▶ [YOUR OBJECTIVE]:
Reproduce the listing below without changes, except that pictures are left out.

▶ [DATASET SECTION]:
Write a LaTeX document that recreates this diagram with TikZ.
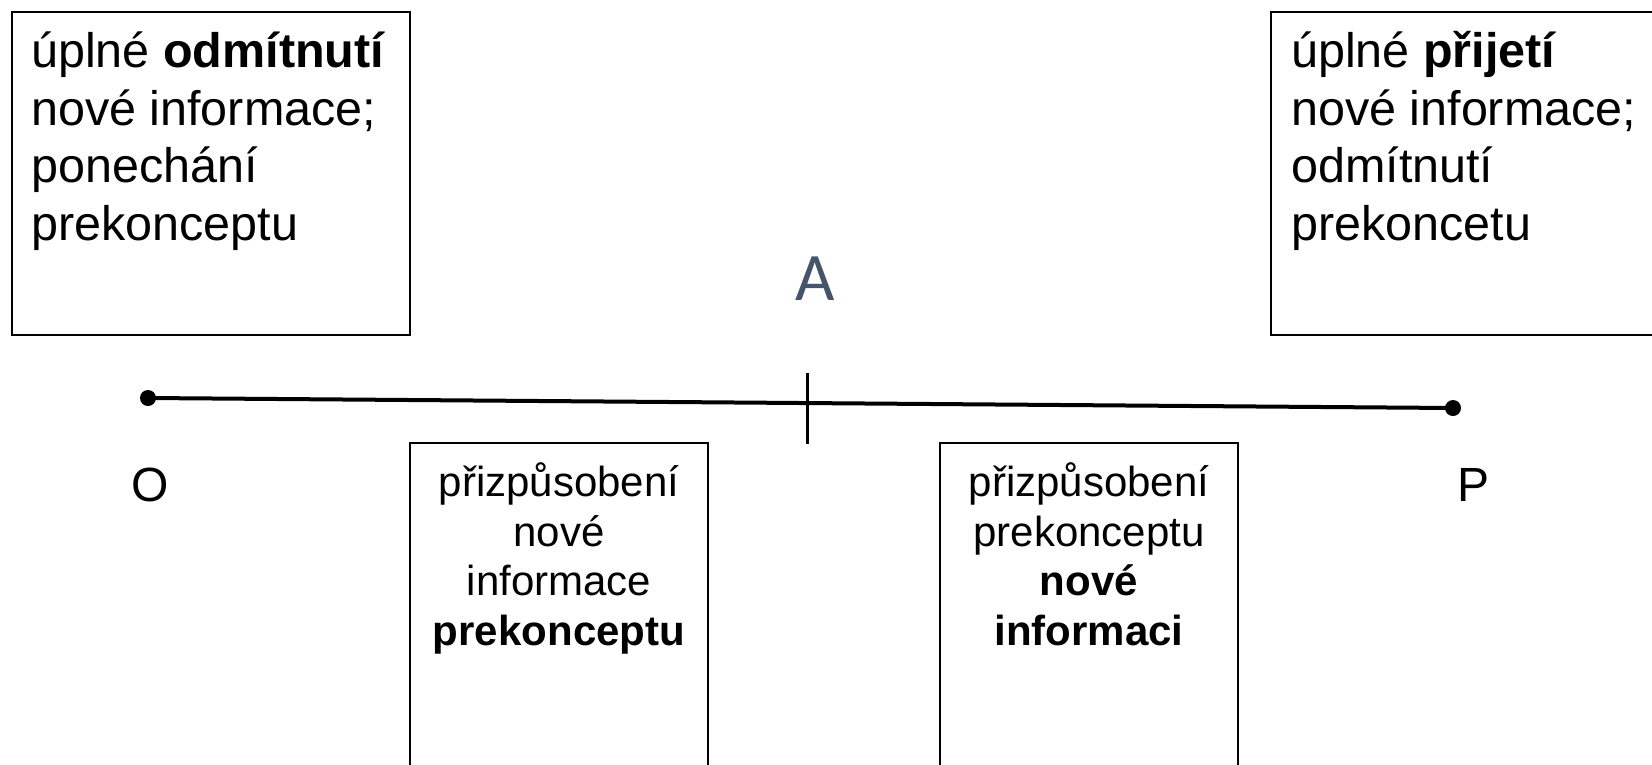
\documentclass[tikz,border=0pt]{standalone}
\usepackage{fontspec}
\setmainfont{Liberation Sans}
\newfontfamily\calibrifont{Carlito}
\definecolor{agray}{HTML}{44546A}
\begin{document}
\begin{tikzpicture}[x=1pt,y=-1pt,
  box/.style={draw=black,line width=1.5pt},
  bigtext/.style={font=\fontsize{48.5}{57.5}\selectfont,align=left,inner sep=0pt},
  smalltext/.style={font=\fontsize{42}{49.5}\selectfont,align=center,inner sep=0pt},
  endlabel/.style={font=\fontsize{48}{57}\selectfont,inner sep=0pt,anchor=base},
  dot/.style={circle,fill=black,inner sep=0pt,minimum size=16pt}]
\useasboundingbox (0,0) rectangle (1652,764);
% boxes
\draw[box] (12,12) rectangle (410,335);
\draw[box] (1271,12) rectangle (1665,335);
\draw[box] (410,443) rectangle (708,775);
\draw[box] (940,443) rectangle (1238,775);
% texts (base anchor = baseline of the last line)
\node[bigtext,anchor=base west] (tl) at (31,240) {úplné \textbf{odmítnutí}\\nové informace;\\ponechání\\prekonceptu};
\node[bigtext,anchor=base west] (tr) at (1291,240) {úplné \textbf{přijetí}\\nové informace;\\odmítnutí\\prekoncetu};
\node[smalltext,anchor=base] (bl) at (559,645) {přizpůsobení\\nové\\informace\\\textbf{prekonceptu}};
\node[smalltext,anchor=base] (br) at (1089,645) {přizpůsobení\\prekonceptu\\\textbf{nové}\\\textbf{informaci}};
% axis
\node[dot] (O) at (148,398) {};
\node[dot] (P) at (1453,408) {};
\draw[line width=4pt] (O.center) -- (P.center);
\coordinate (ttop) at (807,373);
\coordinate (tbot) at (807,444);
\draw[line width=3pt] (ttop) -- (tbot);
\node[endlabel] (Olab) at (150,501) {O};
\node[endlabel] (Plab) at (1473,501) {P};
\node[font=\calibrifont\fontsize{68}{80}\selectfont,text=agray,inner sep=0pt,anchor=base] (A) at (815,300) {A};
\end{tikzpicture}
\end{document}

▶ [REPLY]:
Write a LaTeX document that recreates this diagram with TikZ.
\documentclass[tikz,border=0pt]{standalone}
\usepackage{fontspec}
\setmainfont{Liberation Sans}
\newfontfamily\calibrifont{Carlito}
\definecolor{agray}{HTML}{44546A}
\begin{document}
\begin{tikzpicture}[x=1pt,y=-1pt,
  box/.style={draw=black,line width=1.5pt},
  bigtext/.style={font=\fontsize{48.5}{57.5}\selectfont,align=left,inner sep=0pt},
  smalltext/.style={font=\fontsize{42}{49.5}\selectfont,align=center,inner sep=0pt},
  endlabel/.style={font=\fontsize{48}{57}\selectfont,inner sep=0pt,anchor=base},
  dot/.style={circle,fill=black,inner sep=0pt,minimum size=16pt}]
\useasboundingbox (0,0) rectangle (1652,764);
% boxes
\draw[box] (12,12) rectangle (410,335);
\draw[box] (1271,12) rectangle (1665,335);
\draw[box] (410,443) rectangle (708,775);
\draw[box] (940,443) rectangle (1238,775);
% texts (base anchor = baseline of the last line)
\node[bigtext,anchor=base west] (tl) at (31,240) {úplné \textbf{odmítnutí}\\nové informace;\\ponechání\\prekonceptu};
\node[bigtext,anchor=base west] (tr) at (1291,240) {úplné \textbf{přijetí}\\nové informace;\\odmítnutí\\prekoncetu};
\node[smalltext,anchor=base] (bl) at (559,645) {přizpůsobení\\nové\\informace\\\textbf{prekonceptu}};
\node[smalltext,anchor=base] (br) at (1089,645) {přizpůsobení\\prekonceptu\\\textbf{nové}\\\textbf{informaci}};
% axis
\node[dot] (O) at (148,398) {};
\node[dot] (P) at (1453,408) {};
\draw[line width=4pt] (O.center) -- (P.center);
\coordinate (ttop) at (807,373);
\coordinate (tbot) at (807,444);
\draw[line width=3pt] (ttop) -- (tbot);
\node[endlabel] (Olab) at (150,501) {O};
\node[endlabel] (Plab) at (1473,501) {P};
\node[font=\calibrifont\fontsize{68}{80}\selectfont,text=agray,inner sep=0pt,anchor=base] (A) at (815,300) {A};
\end{tikzpicture}
\end{document}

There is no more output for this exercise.